> **Supplied material**
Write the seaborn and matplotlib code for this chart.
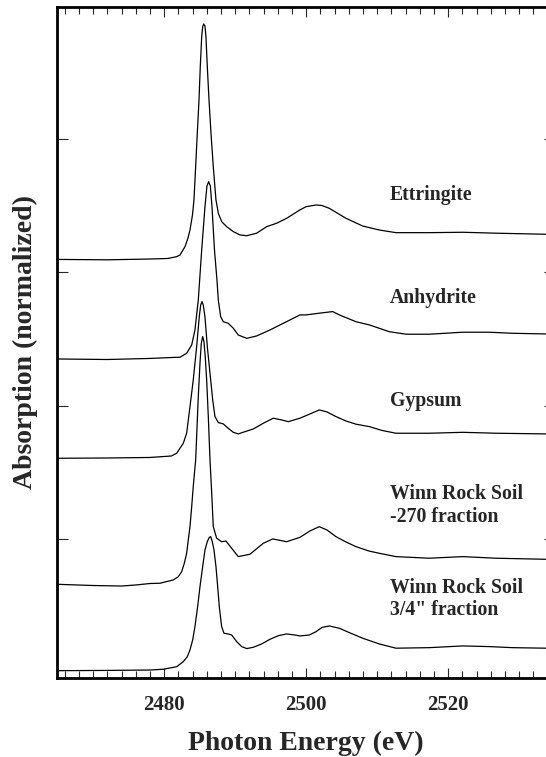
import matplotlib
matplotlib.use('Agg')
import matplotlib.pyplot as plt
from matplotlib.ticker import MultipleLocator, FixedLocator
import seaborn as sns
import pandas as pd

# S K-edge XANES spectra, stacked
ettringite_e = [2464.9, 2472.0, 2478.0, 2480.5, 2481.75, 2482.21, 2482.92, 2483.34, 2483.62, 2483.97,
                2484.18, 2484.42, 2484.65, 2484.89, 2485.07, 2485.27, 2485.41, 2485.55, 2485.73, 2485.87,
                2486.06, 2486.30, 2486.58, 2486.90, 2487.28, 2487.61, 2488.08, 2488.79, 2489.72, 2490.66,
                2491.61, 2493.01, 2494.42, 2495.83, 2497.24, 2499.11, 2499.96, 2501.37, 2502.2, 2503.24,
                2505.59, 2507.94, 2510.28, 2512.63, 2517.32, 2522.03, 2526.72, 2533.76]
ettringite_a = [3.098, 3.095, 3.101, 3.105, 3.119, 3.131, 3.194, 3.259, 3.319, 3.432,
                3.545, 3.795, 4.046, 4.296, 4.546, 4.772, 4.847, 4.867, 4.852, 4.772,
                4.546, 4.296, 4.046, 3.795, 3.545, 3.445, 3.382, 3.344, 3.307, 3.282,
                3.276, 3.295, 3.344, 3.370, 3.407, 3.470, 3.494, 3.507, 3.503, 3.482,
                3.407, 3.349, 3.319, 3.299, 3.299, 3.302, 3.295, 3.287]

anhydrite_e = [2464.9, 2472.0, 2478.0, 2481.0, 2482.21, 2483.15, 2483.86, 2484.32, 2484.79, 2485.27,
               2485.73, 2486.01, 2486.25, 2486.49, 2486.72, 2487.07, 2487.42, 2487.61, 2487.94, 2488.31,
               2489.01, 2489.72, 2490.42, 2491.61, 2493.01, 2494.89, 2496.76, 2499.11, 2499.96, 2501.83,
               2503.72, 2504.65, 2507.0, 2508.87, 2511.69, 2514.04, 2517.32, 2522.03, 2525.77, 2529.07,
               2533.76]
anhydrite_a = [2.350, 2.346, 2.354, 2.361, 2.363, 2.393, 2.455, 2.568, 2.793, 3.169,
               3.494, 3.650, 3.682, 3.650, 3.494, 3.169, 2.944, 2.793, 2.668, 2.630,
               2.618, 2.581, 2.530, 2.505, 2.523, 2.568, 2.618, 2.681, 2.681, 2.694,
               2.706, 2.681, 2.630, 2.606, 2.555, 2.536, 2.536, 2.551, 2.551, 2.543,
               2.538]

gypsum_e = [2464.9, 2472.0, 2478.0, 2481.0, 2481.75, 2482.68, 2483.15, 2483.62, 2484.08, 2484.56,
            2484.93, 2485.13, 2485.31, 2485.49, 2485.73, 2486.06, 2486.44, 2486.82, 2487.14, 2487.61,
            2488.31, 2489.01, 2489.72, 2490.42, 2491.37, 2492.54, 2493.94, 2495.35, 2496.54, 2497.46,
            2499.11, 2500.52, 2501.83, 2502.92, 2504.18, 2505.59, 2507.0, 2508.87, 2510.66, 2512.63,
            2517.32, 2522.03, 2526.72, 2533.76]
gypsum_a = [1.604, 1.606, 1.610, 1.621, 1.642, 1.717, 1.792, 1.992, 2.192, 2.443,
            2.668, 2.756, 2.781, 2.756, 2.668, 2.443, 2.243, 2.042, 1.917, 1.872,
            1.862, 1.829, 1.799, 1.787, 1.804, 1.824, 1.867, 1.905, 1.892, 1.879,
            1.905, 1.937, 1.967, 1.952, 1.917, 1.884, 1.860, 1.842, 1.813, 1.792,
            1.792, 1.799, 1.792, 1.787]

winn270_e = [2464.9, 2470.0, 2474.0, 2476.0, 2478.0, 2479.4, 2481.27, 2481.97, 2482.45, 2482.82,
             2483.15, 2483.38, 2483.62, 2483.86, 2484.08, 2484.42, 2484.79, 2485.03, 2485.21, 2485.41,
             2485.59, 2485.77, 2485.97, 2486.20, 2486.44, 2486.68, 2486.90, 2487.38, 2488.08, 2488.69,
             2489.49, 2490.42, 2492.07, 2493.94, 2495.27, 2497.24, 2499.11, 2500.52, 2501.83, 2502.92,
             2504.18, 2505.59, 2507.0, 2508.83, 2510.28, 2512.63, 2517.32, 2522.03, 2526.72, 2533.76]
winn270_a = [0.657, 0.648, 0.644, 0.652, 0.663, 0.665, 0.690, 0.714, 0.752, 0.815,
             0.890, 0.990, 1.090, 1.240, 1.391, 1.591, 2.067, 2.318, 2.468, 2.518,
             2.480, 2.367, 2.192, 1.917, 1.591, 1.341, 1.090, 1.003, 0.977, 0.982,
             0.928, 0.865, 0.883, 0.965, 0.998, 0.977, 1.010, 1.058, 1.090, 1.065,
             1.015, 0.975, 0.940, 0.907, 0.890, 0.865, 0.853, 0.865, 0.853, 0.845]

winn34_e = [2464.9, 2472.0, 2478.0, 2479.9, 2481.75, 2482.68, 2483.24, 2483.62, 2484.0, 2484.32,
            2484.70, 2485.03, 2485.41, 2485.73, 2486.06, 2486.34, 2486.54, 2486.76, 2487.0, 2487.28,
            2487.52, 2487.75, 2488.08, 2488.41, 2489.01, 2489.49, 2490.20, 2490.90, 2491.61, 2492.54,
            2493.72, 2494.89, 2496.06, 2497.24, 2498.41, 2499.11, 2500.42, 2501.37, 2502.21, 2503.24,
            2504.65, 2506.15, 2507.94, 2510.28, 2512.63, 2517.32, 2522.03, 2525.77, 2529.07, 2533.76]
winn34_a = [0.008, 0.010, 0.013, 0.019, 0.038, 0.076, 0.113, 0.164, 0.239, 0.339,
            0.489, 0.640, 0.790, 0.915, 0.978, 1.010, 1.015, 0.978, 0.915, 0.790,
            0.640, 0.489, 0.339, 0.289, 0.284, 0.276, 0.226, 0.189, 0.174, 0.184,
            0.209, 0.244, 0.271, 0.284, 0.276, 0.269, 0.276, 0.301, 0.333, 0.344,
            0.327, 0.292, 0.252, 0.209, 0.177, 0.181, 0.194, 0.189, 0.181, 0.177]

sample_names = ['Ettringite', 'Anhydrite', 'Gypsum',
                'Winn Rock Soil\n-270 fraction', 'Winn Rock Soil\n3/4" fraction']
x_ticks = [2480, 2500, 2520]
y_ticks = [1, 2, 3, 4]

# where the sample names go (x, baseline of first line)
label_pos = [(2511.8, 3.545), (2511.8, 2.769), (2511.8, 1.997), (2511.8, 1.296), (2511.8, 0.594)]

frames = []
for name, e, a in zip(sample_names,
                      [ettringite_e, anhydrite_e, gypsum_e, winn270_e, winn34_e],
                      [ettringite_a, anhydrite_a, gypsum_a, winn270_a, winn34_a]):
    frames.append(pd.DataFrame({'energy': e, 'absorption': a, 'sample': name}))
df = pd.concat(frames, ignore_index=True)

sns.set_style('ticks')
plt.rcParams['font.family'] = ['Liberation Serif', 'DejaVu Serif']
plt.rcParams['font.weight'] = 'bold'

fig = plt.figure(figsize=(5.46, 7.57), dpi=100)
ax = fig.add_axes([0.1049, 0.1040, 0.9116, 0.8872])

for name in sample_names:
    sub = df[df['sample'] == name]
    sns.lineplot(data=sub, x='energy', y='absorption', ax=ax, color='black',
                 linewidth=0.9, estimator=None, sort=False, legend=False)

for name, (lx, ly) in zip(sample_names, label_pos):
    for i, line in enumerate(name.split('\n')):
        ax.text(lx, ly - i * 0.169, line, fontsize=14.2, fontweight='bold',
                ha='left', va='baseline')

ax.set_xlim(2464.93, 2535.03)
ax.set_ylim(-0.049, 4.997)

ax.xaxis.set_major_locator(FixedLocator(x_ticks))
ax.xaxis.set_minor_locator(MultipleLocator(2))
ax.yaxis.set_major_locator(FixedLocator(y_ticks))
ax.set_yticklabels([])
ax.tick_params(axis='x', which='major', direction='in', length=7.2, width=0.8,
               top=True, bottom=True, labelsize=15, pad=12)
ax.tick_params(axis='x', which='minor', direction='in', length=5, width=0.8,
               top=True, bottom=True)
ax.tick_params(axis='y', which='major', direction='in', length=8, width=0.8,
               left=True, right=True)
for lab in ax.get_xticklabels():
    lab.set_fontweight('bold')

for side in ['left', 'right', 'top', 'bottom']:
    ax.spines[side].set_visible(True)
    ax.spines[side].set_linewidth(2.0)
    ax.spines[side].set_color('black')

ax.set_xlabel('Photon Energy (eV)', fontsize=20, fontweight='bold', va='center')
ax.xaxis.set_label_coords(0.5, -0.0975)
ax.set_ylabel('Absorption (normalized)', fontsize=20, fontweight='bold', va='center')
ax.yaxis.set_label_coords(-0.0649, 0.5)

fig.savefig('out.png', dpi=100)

> **Work to be completed**
Set down again, exactly, the lines of the material above from its first line to the one with "import pandas as pd", inclusive. Leave the pictures out.

> **Task response**
Write the seaborn and matplotlib code for this chart.
import matplotlib
matplotlib.use('Agg')
import matplotlib.pyplot as plt
from matplotlib.ticker import MultipleLocator, FixedLocator
import seaborn as sns
import pandas as pd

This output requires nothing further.